The main US share benchmarks rose 2 percent overnight on the possibility the economic outlook might not be as dire as thought during trade last week when the S&P 500 logged its biggest weekly percentage decline since March 2020.
But the lift in Wall Street sentiment didn't look set to last either with S&P 500 and Nasdaq futures , both down nearly 1 percent on Wednesday.
"I think that this recent post-holiday bear market rally is a reflection of the uncertainty that investors have regarding whether we have seen the peak of inflation and Fed hawkishness or not – I think we're close," said Invesco global market strategist for Asia Pacific David Chao.
US Federal Reserve chair Jerome Powell is due to start his testimony to Congress on Wednesday with investors looking for further clues about whether another 75-basis-point rate hike is on the cards in July.
Economists polled by Reuters expect the Fed will deliver a 75-basis-point interest rate hike next month, followed by a half-percentage-point rise in September, and won't scale back to quarter-percentage-point moves until November at the earliest.
Most other global central banks are in a similar situation, apart from the Bank of Japan, which last week pledged to maintain its policy of ultra-low interest rates. In contrast, the Czech central bank was expected to hike its rates by an eyewatering 125 bps later with inflation there well into double figures.

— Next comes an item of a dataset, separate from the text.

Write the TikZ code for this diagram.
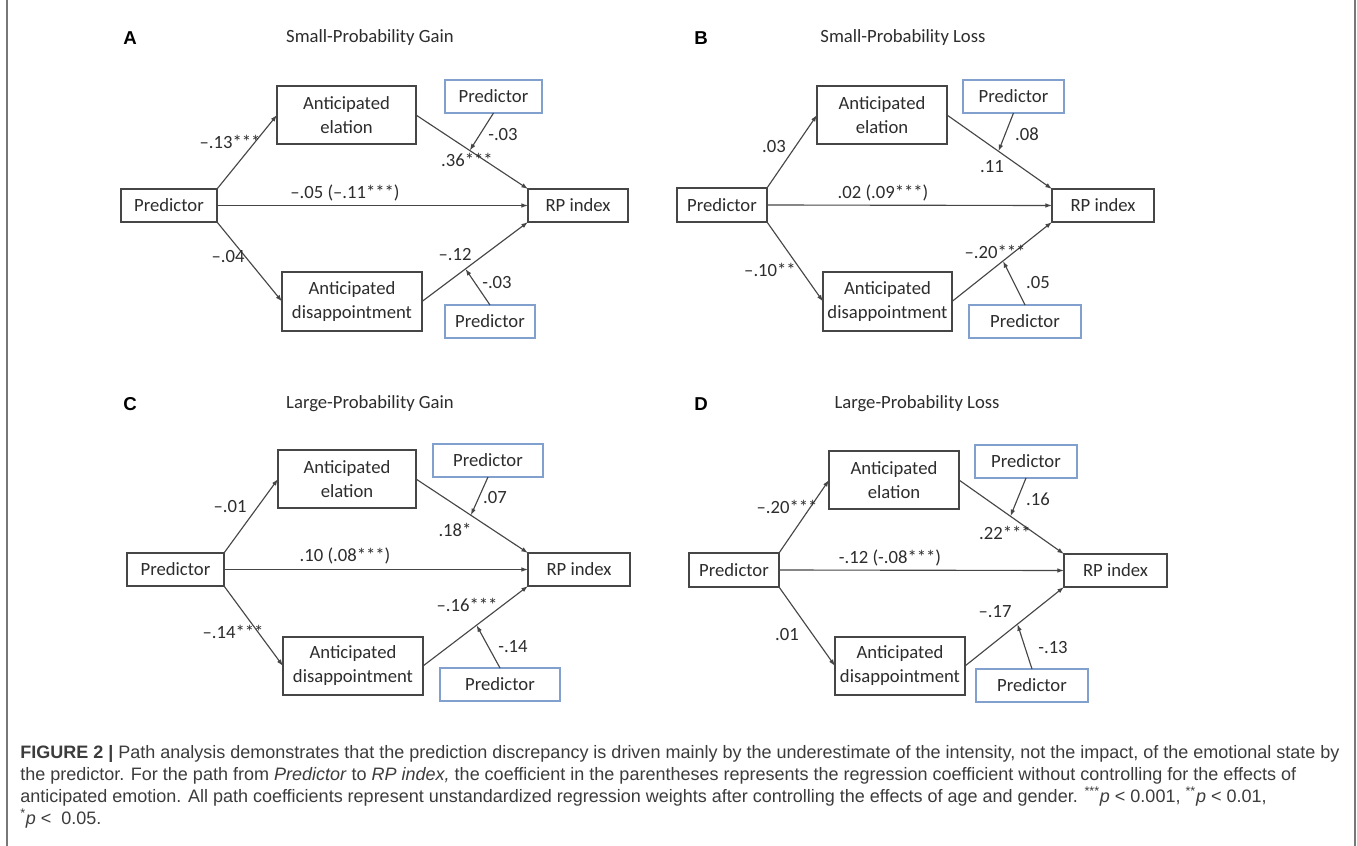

That gap between low interest rates in Japan and rising US rates has weighed on the yen, which hit a new 24-year low of 136.71 per dollar in Asian trading, before drifting firmer to 136.20.
Minutes from the Bank of Japan's April policy meeting released Wednesday showed the central bank's concerns over the impact the plummeting currency could have on the country's business environment.
The other big move was in commodity markets. The 4 percent slump in oil prices came amid the recession concerns and with US President Joe Biden expected on Wednesday to call for a temporary suspension of the 18.4-cents a gallon federal tax on gasoline, a source briefed on the plan told Reuters.
Brent dropped $5 to $109.79 a barrel, while US crude fell 5.9 percent or $5.37 to $104.15.
"The latest in a long line of attempts to temper surging prices at the pumps is having the desired effect. Yet whether this knee-jerk reaction will stand the test of time is by no means guaranteed," said PVM's Stephen Brennock, pointing to an expected summer demand surge.